INSTRUCTION: Reproduce exactly the opening lines of the listing, stopping after the line that contains "60, 70, 80];" and including it.

##### MATERIAL

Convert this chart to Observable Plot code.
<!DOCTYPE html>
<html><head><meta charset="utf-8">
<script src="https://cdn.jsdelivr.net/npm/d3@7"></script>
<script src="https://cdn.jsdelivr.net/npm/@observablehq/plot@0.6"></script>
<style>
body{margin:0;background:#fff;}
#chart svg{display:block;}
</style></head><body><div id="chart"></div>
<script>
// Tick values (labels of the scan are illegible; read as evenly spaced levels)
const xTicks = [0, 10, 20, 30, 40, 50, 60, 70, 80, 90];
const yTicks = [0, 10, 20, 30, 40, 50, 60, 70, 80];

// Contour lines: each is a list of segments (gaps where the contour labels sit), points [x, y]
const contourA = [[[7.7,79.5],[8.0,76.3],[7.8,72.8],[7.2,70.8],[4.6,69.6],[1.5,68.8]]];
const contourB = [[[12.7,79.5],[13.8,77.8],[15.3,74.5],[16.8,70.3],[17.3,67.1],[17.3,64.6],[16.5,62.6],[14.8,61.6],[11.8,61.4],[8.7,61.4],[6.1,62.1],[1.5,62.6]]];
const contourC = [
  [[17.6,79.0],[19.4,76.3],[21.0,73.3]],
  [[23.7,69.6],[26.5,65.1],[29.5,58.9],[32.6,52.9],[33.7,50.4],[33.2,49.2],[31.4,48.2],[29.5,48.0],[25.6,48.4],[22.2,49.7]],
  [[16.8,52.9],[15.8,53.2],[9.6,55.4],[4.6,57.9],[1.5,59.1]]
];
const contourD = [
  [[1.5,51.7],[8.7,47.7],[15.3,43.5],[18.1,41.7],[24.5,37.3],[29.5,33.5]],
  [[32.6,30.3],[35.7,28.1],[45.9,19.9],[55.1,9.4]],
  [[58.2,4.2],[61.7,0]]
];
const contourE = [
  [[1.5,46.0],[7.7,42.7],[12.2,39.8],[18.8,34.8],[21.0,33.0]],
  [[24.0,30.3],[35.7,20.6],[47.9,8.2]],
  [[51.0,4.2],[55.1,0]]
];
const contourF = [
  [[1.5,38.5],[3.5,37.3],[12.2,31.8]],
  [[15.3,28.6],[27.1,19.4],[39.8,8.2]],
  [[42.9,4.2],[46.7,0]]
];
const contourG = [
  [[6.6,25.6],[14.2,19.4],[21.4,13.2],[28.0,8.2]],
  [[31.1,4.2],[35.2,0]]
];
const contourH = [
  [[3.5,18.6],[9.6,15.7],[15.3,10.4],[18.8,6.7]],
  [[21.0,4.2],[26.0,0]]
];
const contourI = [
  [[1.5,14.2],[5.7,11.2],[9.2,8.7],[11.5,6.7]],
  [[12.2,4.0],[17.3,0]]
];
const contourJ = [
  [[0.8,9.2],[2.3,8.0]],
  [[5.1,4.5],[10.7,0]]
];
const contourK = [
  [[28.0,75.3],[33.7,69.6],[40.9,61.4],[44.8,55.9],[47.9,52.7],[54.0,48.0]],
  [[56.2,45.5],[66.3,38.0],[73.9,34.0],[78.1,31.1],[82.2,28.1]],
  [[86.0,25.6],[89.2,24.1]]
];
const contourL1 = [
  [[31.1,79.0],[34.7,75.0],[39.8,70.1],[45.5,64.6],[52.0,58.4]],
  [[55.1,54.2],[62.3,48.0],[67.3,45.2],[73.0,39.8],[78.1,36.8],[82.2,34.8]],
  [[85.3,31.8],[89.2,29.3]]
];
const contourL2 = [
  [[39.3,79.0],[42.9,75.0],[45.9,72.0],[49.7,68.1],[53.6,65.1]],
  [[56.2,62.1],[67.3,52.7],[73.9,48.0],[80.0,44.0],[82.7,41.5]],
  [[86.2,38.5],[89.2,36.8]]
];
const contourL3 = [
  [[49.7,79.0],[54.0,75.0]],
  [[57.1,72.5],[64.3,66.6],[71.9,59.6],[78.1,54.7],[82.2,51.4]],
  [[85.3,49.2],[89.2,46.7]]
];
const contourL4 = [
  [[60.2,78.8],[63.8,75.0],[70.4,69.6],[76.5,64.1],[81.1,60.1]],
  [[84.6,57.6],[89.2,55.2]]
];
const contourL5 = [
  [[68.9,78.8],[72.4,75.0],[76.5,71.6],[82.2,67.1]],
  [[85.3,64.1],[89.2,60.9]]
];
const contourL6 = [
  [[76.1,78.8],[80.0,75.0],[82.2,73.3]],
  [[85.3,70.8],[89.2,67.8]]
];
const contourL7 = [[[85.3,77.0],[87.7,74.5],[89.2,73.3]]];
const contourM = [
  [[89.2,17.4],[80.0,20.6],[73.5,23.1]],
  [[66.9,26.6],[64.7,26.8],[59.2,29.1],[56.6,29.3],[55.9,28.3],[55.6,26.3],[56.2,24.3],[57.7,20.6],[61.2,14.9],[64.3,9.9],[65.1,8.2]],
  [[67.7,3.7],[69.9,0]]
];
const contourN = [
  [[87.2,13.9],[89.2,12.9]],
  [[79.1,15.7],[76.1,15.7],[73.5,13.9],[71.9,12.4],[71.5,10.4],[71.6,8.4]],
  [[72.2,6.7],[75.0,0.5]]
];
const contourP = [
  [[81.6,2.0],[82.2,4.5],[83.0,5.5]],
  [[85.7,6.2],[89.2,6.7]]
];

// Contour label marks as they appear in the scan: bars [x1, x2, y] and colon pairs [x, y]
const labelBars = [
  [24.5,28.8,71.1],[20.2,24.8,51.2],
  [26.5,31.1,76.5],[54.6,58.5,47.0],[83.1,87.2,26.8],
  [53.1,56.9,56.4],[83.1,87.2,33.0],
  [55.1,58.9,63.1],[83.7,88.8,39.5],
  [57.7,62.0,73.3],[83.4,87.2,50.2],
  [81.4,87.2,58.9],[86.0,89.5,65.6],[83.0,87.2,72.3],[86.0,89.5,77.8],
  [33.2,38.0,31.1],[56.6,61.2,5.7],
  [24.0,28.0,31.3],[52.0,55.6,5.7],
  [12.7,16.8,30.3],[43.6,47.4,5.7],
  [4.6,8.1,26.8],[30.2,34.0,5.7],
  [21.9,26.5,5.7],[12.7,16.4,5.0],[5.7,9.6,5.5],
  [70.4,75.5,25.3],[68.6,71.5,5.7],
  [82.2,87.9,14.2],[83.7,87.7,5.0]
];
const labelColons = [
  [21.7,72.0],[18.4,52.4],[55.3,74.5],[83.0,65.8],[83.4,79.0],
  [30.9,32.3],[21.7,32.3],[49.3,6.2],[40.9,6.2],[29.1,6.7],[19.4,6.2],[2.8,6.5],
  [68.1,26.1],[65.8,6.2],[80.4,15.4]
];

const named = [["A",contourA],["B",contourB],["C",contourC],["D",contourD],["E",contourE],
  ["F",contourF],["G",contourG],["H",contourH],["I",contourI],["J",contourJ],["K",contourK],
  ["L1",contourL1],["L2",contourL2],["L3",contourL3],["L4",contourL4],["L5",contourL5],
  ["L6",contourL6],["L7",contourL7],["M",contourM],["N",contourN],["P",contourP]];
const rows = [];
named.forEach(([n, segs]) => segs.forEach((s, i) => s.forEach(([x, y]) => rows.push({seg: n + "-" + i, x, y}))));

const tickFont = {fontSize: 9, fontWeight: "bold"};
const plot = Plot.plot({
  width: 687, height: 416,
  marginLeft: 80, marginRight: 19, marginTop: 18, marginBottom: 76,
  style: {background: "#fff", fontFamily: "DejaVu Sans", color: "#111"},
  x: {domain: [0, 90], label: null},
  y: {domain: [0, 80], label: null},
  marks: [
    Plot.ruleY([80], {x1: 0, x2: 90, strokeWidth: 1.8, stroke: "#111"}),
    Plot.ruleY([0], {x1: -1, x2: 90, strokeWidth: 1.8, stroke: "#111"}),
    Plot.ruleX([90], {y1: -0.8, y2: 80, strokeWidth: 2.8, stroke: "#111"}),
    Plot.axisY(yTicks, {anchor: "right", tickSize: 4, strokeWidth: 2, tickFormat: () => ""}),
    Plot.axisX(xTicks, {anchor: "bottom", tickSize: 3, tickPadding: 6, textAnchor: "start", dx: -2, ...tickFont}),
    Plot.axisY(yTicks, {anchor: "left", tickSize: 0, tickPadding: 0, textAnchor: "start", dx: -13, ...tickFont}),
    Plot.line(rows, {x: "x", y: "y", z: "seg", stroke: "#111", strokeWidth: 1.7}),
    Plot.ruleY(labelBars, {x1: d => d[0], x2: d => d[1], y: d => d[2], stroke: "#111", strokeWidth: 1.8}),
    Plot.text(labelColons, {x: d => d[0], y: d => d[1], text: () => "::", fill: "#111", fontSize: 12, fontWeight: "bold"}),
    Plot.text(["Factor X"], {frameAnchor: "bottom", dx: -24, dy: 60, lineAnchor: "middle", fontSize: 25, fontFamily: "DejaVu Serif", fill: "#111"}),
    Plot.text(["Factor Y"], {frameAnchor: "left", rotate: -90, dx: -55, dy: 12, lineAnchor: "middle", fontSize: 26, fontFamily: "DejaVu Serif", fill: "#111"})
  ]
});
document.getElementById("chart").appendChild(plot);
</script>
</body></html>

##########

SOLUTION:
Convert this chart to Observable Plot code.
<!DOCTYPE html>
<html><head><meta charset="utf-8">
<script src="https://cdn.jsdelivr.net/npm/d3@7"></script>
<script src="https://cdn.jsdelivr.net/npm/@observablehq/plot@0.6"></script>
<style>
body{margin:0;background:#fff;}
#chart svg{display:block;}
</style></head><body><div id="chart"></div>
<script>
// Tick values (labels of the scan are illegible; read as evenly spaced levels)
const xTicks = [0, 10, 20, 30, 40, 50, 60, 70, 80, 90];
const yTicks = [0, 10, 20, 30, 40, 50, 60, 70, 80];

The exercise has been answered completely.